Well, forum is a bit of a strong word. It was supposed to be a forum, but only one candidate showed. It was NDP MLA Marlin Schdmit, who is also the Minister of Advanced Education. The other candidate slated to appear, Prem Pal of the Alberta Party, was unable to attend due to serious illness. The forum thus became, in the words of the moderator, a “fireside chat” with Schmidt.
But now is not the time for fireside chats. Now is the time for Alberta’s parties to bring their platforms to the people, to prove to Albertans that they actually care about their issues. This forum was a chance for the parties to prove they care about students.
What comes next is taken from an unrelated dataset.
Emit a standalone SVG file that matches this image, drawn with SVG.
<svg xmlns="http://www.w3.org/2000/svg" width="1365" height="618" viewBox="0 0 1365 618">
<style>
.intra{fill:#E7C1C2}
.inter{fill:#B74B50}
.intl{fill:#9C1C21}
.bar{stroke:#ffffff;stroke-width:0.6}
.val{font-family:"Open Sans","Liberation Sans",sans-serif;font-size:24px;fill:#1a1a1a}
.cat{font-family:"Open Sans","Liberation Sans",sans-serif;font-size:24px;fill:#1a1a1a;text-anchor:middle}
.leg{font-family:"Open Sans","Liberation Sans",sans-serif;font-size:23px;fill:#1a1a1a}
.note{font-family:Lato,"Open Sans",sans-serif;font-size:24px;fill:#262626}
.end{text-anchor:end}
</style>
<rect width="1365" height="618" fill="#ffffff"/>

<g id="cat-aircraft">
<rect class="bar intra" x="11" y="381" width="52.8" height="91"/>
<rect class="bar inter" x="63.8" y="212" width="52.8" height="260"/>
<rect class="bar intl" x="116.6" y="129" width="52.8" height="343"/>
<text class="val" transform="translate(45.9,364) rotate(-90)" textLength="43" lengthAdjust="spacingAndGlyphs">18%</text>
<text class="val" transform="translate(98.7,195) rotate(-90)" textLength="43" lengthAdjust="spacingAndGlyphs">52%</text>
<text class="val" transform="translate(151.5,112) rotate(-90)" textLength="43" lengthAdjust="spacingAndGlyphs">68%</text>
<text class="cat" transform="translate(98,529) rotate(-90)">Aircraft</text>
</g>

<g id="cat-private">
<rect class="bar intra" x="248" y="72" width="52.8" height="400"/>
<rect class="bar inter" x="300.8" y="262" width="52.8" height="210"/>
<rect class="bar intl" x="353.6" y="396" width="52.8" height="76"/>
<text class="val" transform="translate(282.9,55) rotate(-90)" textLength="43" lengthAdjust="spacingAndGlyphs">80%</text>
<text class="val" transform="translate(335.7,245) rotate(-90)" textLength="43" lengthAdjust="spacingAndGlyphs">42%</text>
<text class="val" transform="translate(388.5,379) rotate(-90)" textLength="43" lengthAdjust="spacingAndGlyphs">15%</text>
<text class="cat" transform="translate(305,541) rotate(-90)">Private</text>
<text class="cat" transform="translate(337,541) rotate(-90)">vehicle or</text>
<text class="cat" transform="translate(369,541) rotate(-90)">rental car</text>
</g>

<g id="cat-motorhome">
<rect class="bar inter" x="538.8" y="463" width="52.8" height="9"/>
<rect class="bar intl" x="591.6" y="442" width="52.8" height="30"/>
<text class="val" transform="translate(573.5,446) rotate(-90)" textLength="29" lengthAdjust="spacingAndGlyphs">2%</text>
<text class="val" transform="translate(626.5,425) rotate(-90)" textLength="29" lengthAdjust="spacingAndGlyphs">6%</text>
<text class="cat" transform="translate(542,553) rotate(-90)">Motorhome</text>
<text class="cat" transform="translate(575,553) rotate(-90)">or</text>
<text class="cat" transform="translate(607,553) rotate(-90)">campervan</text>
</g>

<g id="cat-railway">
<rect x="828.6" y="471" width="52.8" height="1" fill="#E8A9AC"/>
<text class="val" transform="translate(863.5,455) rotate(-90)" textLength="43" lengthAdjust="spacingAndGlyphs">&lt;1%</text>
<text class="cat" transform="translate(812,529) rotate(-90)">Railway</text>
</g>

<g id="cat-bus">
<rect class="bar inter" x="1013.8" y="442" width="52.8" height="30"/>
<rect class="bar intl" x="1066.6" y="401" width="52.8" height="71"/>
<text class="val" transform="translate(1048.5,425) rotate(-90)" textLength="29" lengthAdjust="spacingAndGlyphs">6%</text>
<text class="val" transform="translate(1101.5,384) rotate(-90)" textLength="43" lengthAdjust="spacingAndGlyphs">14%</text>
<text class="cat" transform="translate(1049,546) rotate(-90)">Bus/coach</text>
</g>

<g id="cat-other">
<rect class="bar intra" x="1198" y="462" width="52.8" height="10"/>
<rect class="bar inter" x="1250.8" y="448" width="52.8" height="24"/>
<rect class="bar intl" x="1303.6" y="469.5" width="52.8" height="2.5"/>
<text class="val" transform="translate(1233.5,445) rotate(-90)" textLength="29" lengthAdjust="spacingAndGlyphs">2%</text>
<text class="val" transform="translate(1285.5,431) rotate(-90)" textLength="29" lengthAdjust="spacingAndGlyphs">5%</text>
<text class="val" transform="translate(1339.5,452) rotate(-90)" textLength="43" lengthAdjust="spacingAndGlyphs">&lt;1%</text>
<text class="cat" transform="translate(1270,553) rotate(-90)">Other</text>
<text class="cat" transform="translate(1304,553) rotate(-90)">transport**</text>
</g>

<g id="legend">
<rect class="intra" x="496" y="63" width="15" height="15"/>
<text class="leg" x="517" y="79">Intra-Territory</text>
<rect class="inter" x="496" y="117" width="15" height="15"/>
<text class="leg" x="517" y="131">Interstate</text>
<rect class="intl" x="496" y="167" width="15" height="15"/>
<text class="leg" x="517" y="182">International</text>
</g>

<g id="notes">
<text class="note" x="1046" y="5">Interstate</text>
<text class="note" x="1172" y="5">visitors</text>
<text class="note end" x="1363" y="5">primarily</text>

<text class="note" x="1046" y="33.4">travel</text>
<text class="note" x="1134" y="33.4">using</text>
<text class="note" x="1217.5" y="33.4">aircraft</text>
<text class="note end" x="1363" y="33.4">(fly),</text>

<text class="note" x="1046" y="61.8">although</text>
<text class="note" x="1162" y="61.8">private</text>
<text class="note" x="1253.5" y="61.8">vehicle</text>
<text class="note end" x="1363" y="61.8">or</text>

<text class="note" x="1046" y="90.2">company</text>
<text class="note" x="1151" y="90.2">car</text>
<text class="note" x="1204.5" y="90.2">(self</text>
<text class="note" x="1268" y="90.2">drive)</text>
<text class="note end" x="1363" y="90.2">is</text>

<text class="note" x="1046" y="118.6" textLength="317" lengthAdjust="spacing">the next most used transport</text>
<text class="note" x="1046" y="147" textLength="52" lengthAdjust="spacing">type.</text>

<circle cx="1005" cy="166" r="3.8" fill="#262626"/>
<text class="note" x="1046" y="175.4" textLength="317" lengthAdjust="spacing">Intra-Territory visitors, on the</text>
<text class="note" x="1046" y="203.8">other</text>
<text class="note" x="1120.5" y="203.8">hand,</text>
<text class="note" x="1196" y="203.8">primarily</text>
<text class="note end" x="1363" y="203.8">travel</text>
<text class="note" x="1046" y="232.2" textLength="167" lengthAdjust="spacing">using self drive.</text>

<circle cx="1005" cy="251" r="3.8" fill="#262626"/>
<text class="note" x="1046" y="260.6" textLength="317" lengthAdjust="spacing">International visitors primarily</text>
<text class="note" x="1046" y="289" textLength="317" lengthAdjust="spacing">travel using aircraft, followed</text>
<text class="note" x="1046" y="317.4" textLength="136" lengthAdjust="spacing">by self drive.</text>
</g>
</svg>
This “fireside chat” clearly shows that the parties don’t care as much as they should.
For starters, both the Liberal and the United Conservative Parties were contacted about attending the forum, but neither responded. I can understand to a degree why the Liberals may not have responded; they’re not running a full slate this election, and may not have had anyone with a strong enough grasp of the inner workings of postsecondary policy to attend.
The UCP’s absence, however, is inexcusable. They’re the most powerful opposition to the NDP in this election; recent polls state they have the support of 48.5 per cent of Albertans. Bottom line, they’re likely to win the election. It’s thus incredibly important to be able to discuss their ideas at a public forum, to get a sense of what they pose in relation to the NDP. We didn’t get that chance, though, which I think really goes to show how important the UCP considers students in this election.
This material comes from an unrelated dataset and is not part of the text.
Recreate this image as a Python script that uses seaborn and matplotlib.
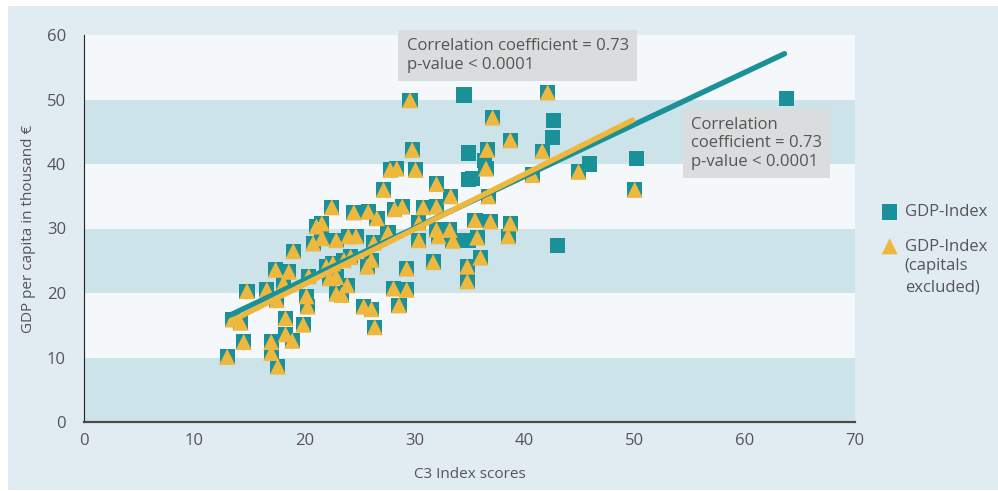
import numpy as np
import pandas as pd
import matplotlib
matplotlib.use("Agg")
import matplotlib.pyplot as plt
from matplotlib.patches import Rectangle
import seaborn as sns

# regions that are not capitals -> square (GDP-Index) and triangle (capitals excluded)
region_c3 = [13.0, 14.2, 13.5, 14.5, 14.8, 16.6, 17.0, 17.0, 17.4, 17.6,
             17.5, 18.1, 18.3, 18.3, 18.9, 18.6, 19.0, 19.9, 20.2, 20.3,
             20.4, 20.8, 21.1, 21.6, 21.6, 22.0, 22.3, 22.5, 22.9, 22.9,
             22.6, 22.9, 23.4, 23.9, 23.6, 24.2, 24.0, 24.7, 24.5, 25.4,
             25.7, 26.1, 26.1, 26.4, 25.8, 26.6, 26.3, 27.6, 27.2, 27.8,
             28.4, 28.2, 28.9, 28.1, 28.6, 29.3, 29.3, 29.6, 29.8, 30.1,
             30.4, 30.4, 30.8, 31.7, 32.0, 32.0, 32.0, 32.2, 33.2, 33.5,
             33.3, 34.8, 34.8, 35.5, 35.7, 36.0, 36.6, 36.5, 36.7, 36.9,
             37.1, 38.7, 38.7, 38.5, 40.7, 41.6, 42.1, 44.9, 50.0]
region_gdp = [10.1, 15.4, 15.9, 12.4, 20.3, 20.5, 12.4, 10.7, 23.6, 8.6,
              18.9, 21.5, 16.1, 13.6, 12.6, 23.3, 26.5, 15.1, 19.5, 17.9,
              22.6, 27.7, 30.3, 30.8, 28.5, 24.1, 22.3, 33.3, 28.2, 19.9,
              24.6, 22.5, 19.7, 21.2, 25.1, 25.6, 28.8, 28.8, 32.5, 17.9,
              24.1, 25.1, 17.5, 14.7, 32.6, 31.6, 27.8, 29.3, 36.0, 39.1,
              39.3, 33.0, 33.4, 20.7, 18.1, 20.5, 23.8, 49.9, 42.2, 39.1,
              30.9, 28.2, 33.3, 24.8, 36.9, 33.4, 29.8, 28.8, 29.8, 28.1,
              35.0, 24.1, 21.8, 31.3, 28.6, 25.5, 42.2, 39.3, 35.0, 31.1,
              47.2, 43.7, 30.8, 28.8, 38.3, 42.0, 51.1, 38.8, 36.0]

# capital regions -> square only
capital_c3 = [34.5, 34.9, 34.9, 35.3, 36.4, 34.9, 42.6, 42.5, 43.0, 45.9, 50.2, 63.8]
capital_gdp = [50.7, 41.7, 37.6, 37.8, 40.5, 28.2, 46.8, 44.1, 27.4, 40.0, 40.8, 50.2]

# regression lines
fit_all_x = [13.3, 63.6]
fit_all_y = [16.6, 57.1]
fit_nocap_x = [13.3, 49.8]
fit_nocap_y = [15.6, 46.8]

x_ticks = [0, 10, 20, 30, 40, 50, 60, 70]
y_ticks = [0, 10, 20, 30, 40, 50, 60]

teal = "#1A9098"
yellow = "#EDB83D"
txt = "#555555"

sns.set_style("white")
plt.rcParams["font.family"] = ["Open Sans", "DejaVu Sans"]

all_df = pd.DataFrame({"c3": region_c3 + capital_c3, "gdp": region_gdp + capital_gdp})
nocap_df = pd.DataFrame({"c3": region_c3, "gdp": region_gdp})

fig = plt.figure(figsize=(9.98, 4.91), dpi=100, facecolor="white")
fig.patches.append(Rectangle((8 / 998, 1 - 490 / 491), 990 / 998, 484 / 491,
                             transform=fig.transFigure, facecolor="#E1ECF2",
                             edgecolor="none", zorder=-10))
ax = fig.add_axes([84 / 998, 1 - 422 / 491, 771 / 998, 387 / 491])
ax.set_facecolor("#F4F8FB")

# alternating bands
for lo in range(0, 60, 20):
    ax.axhspan(lo, lo + 10, color="#CDE3EA", zorder=0, lw=0)

sns.scatterplot(data=all_df, x="c3", y="gdp", marker="s", s=118, color=teal,
                edgecolor="none", linewidth=0, ax=ax, label="GDP-Index", zorder=3)
sns.scatterplot(data=nocap_df, x="c3", y="gdp", marker="^", s=135, color=yellow,
                edgecolor="none", linewidth=0, ax=ax, label="GDP-Index", zorder=4)

sns.lineplot(x=fit_all_x, y=fit_all_y, color=teal, lw=3.9, ax=ax, zorder=5,
             solid_capstyle="round", legend=False)
sns.lineplot(x=fit_nocap_x, y=fit_nocap_y, color=yellow, lw=3.9, ax=ax, zorder=6,
             solid_capstyle="round", legend=False)

ax.set_xlim(0, 70)
ax.set_ylim(0, 60)
ax.set_xticks(x_ticks)
ax.set_yticks(y_ticks)
ax.tick_params(axis="both", length=0, labelsize=12, labelcolor=txt)
ax.tick_params(axis="y", pad=13)
ax.tick_params(axis="x", pad=8)
ax.set_xlabel("C3 Index scores", fontsize=11, color=txt, labelpad=13)
ax.set_ylabel("GDP per capita in thousand €", fontsize=11, color=txt, labelpad=8)

for s in ["top", "right"]:
    ax.spines[s].set_visible(False)
ax.spines["left"].set_color("#222222")
ax.spines["left"].set_linewidth(0.8)
ax.spines["bottom"].set_color("#4A4A4A")
ax.spines["bottom"].set_linewidth(1.6)
ax.spines["left"].set_zorder(7)
ax.spines["bottom"].set_zorder(7)

box = dict(boxstyle="square,pad=0.5", facecolor="#DBDCDD", edgecolor="none")
ax.text(29.3, 59.5, "Correlation coefficient = 0.73\np-value < 0.0001", fontsize=12,
        color=txt, va="top", ha="left", bbox=box, clip_on=False, zorder=8)
ax.text(55.1, 47.3, "Correlation\ncoefficient = 0.73\np-value < 0.0001", fontsize=12,
        color=txt, va="top", ha="left", bbox=box, clip_on=False, zorder=8)

ax.get_legend().remove()
h, l = ax.get_legend_handles_labels()
leg = fig.legend(h, l, loc="upper left", bbox_to_anchor=(873 / 998, 1 - 196 / 491),
                 frameon=False, fontsize=12, labelcolor=txt, borderpad=0,
                 handletextpad=0.4, labelspacing=1.1, handlelength=1.0)
fig.canvas.draw()
bb = leg.get_texts()[1].get_window_extent().transformed(fig.transFigure.inverted())
fig.text(bb.x0, bb.y0 - 3 / 491, "(capitals\nexcluded)", fontsize=12, color=txt,
         va="top", ha="left", linespacing=1.5)

fig.savefig("out.png", dpi=100, facecolor="white")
As far as the absence of the Alberta Party goes, I understand that medical complications can arise when we least expect them. The Alberta Party is running a full slate, though; they could have found someone else to cover for Pal, or at least warned the forum moderators about Pal’s illness ahead of time. This poor communication and seeming inability to find a replacement give me the sense that the Alberta Party, too, isn’t as invested in students as they should be.
The state of this forum is just another symptom of a political system that simply does not care about young voters, especially students. Postsecondary policy was mentioned only three times in the 90 minute-long televised leaders debate, with one of those times being a false claim from Alberta Party Leader Stephen Mandel about postsecondary enrolment numbers in Alberta.
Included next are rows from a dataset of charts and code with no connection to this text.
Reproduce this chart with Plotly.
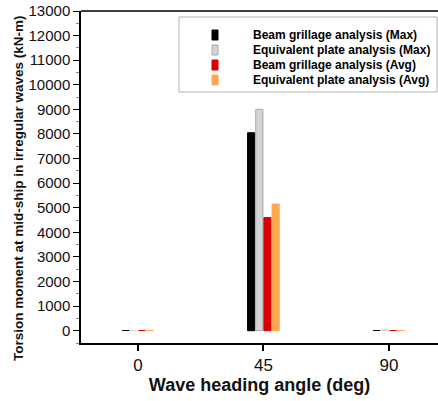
import plotly.graph_objects as go

headings = [0, 45, 90]
beam_max = [20, 8050, 20]
plate_max = [20, 9000, 60]
beam_avg = [20, 4600, 20]
plate_avg = [15, 5150, 20]

y_ticks = list(range(0, 13001, 1000))

series = [
    ("Beam grillage analysis (Max)", beam_max, "#000000", "#000000"),
    ("Equivalent plate analysis (Max)", plate_max, "#d4d4d4", "#a8a8a8"),
    ("Beam grillage analysis (Avg)", beam_avg, "#d60000", "#d60000"),
    ("Equivalent plate analysis (Avg)", plate_avg, "#ffa852", "#ffa852"),
]

W, H = 438, 401
ML, MR, MT, MB = 81, 0, 11, 58
PW, PH = W - ML - MR, H - MT - MB


def px(x):
    return (x - ML) / PW


def py(y):
    return (H - MB - y) / PH


fig = go.Figure()
for name, vals, fill, edge in series:
    fig.add_trace(go.Bar(
        x=headings, y=vals, name=name, showlegend=False,
        marker=dict(color=fill, line=dict(color=edge, width=[0, 1, 0])),
    ))

# legend box drawn as shapes + text annotations
shapes = [
    dict(type="line", xref="paper", yref="paper", x0=0, x1=1, y0=1, y1=1,
         line=dict(color="#000", width=1.5)),
    dict(type="rect", xref="paper", yref="paper", x0=px(179), x1=px(437),
         y0=py(92), y1=py(17), line=dict(color="#b0b0b0", width=1), fillcolor="white"),
]
annotations = []
row_y = [35, 50, 65, 80]
for (name, vals, fill, edge), ry in zip(series, row_y):
    shapes.append(dict(type="rect", xref="paper", yref="paper",
                       x0=px(212), x1=px(218), y0=py(ry + 5), y1=py(ry - 5),
                       fillcolor=fill, line=dict(color=edge, width=1)))
    annotations.append(dict(xref="paper", yref="paper", x=px(251), y=py(ry),
                            xanchor="left", yanchor="middle", showarrow=False,
                            text="<b>" + name + "</b>",
                            font=dict(size=12, color="#000")))

# vertical axis title
annotations.append(dict(xref="paper", yref="paper", x=px(18), y=py(188),
                        xanchor="center", yanchor="middle", showarrow=False,
                        textangle=-90,
                        text="<b>Torsion moment at mid-ship in irregular waves (kN-m)</b>",
                        font=dict(size=13.5, color="#111")))

fig.update_layout(
    width=W, height=H,
    margin=dict(l=ML, r=MR, t=MT, b=MB),
    paper_bgcolor="white", plot_bgcolor="white",
    barmode="group", bargap=0.74, bargroupgap=0.12,
    font=dict(family="Liberation Sans, Arial, sans-serif", color="#111"),
    showlegend=False,
    xaxis=dict(
        range=[-20.4, 107.6], tickvals=headings, ticktext=[str(h) for h in headings],
        showline=True, linecolor="#000", linewidth=1.5,
        ticks="outside", ticklen=6, tickcolor="#000", tickwidth=1.5,
        tickfont=dict(size=17), showgrid=False, zeroline=False,
        title=dict(text="<b>Wave heading angle (deg)</b>", font=dict(size=18), standoff=2),
    ),
    yaxis=dict(
        range=[-500, 13000], tickvals=y_ticks, ticktext=[str(v) for v in y_ticks],
        showline=True, linecolor="#000", linewidth=1.5,
        ticks="outside", ticklen=6, tickcolor="#000", tickwidth=1.2,
        minor=dict(dtick=500, tick0=0, ticks="outside", ticklen=3, tickcolor="#888"),
        tickfont=dict(size=15), showgrid=False, zeroline=False,
    ),
    shapes=shapes,
    annotations=annotations,
)

fig.write_html("out.html")
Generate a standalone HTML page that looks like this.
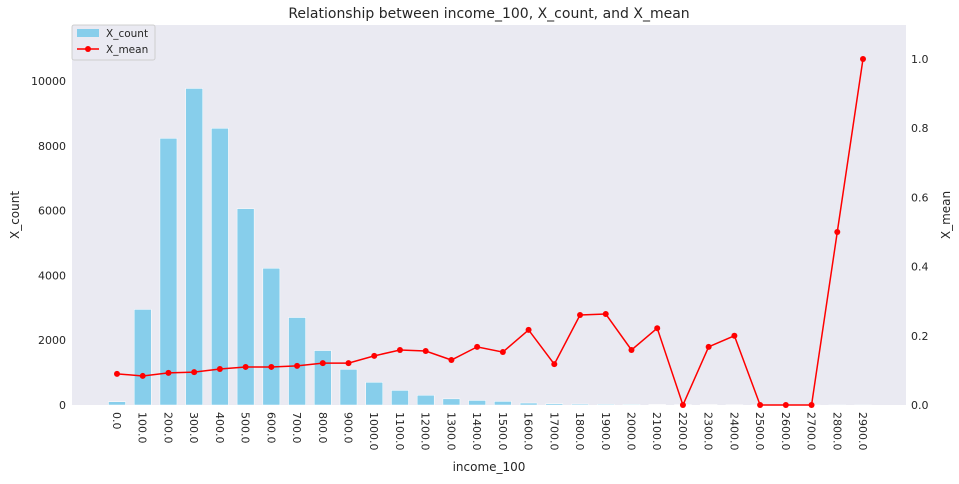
<!DOCTYPE html>
<html><head><meta charset="utf-8"><style>
body{margin:0;background:#fff;font-family:"DejaVu Sans","Liberation Sans",sans-serif;}
svg text{font-family:"DejaVu Sans","Liberation Sans",sans-serif;fill:#262626;}
</style></head><body>
<svg id="chart" width="959" height="480" xmlns="http://www.w3.org/2000/svg">
<rect x="72" y="25" width="834" height="380" fill="#EAEAF2"/>
<g id="bars"></g><g id="line"></g><g id="axes"></g>
<text x="489" y="18" font-size="14" text-anchor="middle">Relationship between income_100, X_count, and X_mean</text>
<text x="489" y="471" font-size="12" text-anchor="middle">income_100</text>
<text transform="translate(19,215) rotate(-90)" font-size="12" text-anchor="middle">X_count</text>
<text transform="translate(950,215) rotate(-90)" font-size="12" text-anchor="middle">X_mean</text>
<g>
<rect x="72" y="25" width="83" height="35" fill="#EAEAF2" stroke="#ccc" opacity="0.9" rx="2"/>
<rect x="77" y="29" width="22" height="8" fill="#87CEEB"/>
<text x="106" y="37" font-size="10.5">X_count</text>
<line x1="77" y1="49" x2="99" y2="49" stroke="red" stroke-width="1.5"/>
<circle cx="88" cy="49" r="3" fill="red"/>
<text x="106" y="53" font-size="10.5">X_mean</text>
</g>
</svg>
<script>
const categories=[0,100,200,300,400,500,600,700,800,900,1000,1100,1200,1300,1400,1500,1600,1700,1800,1900,2000,2100,2200,2300,2400,2500,2600,2700,2800,2900];
const counts=[100,2950,8230,9770,8540,6060,4220,2700,1680,1100,700,450,300,190,140,110,60,40,30,25,20,15,10,12,8,5,4,3,2,1];
const means=[0.09,0.084,0.093,0.095,0.104,0.11,0.11,0.113,0.121,0.121,0.142,0.159,0.156,0.13,0.168,0.153,0.217,0.118,0.26,0.263,0.159,0.222,0,0.168,0.2,0,0,0,0.5,1.0];
const leftTicks=[0,2000,4000,6000,8000,10000];
const rightTicks=[0,0.2,0.4,0.6,0.8,1.0];
const NS="http://www.w3.org/2000/svg";
const x0=117,x1=863,bottom=405;
const xs=i=>x0+(x1-x0)*i/(categories.length-1);
const yL=v=>bottom-v*(324/10000);
const yR=v=>bottom-v*346;
function mk(tag,attrs,parent){const e=document.createElementNS(NS,tag);for(const k in attrs)e.setAttribute(k,attrs[k]);parent.appendChild(e);return e;}
const bars=document.getElementById('bars'),line=document.getElementById('line'),axes=document.getElementById('axes');
const bw=17;
counts.forEach((c,i)=>{const r=mk('rect',{x:xs(i)-bw/2,y:yL(c),width:bw,height:bottom-yL(c),fill:'#87CEEB',stroke:'#fff','stroke-width':0.5},bars);

});
const pts=means.map((m,i)=>xs(i)+','+yR(m)).join(' ');
const pl=mk('polyline',{points:pts,fill:'none',stroke:'red','stroke-width':1.5},line);


means.forEach((m,i)=>{const c=mk('circle',{cx:xs(i),cy:yR(m),r:3,fill:'red'},line);

});
leftTicks.forEach(t=>{const e=mk('text',{x:66,y:yL(t)+4,'font-size':11,'text-anchor':'end'},axes);e.textContent=t;

});
rightTicks.forEach(t=>{const e=mk('text',{x:911,y:yR(t)+4,'font-size':11},axes);e.textContent=t.toFixed(1);

});
categories.forEach((c,i)=>{const e=mk('text',{transform:'translate('+(xs(i)-4)+',412) rotate(90)','font-size':11},axes);e.textContent=c.toFixed(1);

});
</script>
</body></html>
As I’ve mentioned previously, low youth voter turnout isn’t simply a matter of young people being apathetic about politics, but a matter of how parties struggle to communicate with young voters. It’s also an issue of the issues they prioritize; parties typically push issues that affect older demographics because they typically make up the majority of voters during elections.
Schmidt stated that his presence at the forum showed that the NDP “[are] the only ones who are interested in engaging students at a political level.” This sounds nice on the surface, but Schmidt was also the only person slated to appear at the forum whose sole job is to engage students at a political level. Schmidt’s attempt at a messaging spin fails to hide the fact that he spent most of his time at the forum regurgitating things the NDP has already done in the realm of postsecondary, such as Bill 19 and the reimplementation of the Summer Temporary Employment Program (STEP). Little to no new initiatives were discussed, just like in the NDP’s platform.
The whole point of forums like this is to foster a healthy, engaged democracy, where representatives and citizens can come together to ask tough questions, express values, and put test their ideas. This engagement is a two-way street; when representatives don’t engage, there’s no incentive for citizens to engage.
Sure, this forum has made me deeply jaded and bitter about voting in this election. But even in the face of bitterness, students should not lie down on their backs in defeat. If anything, this failure of a forum should mobilize students to speak loudly about their interests, to send a message to our political parties that we won’t be ignored.
Maybe next election season then parties will care about students.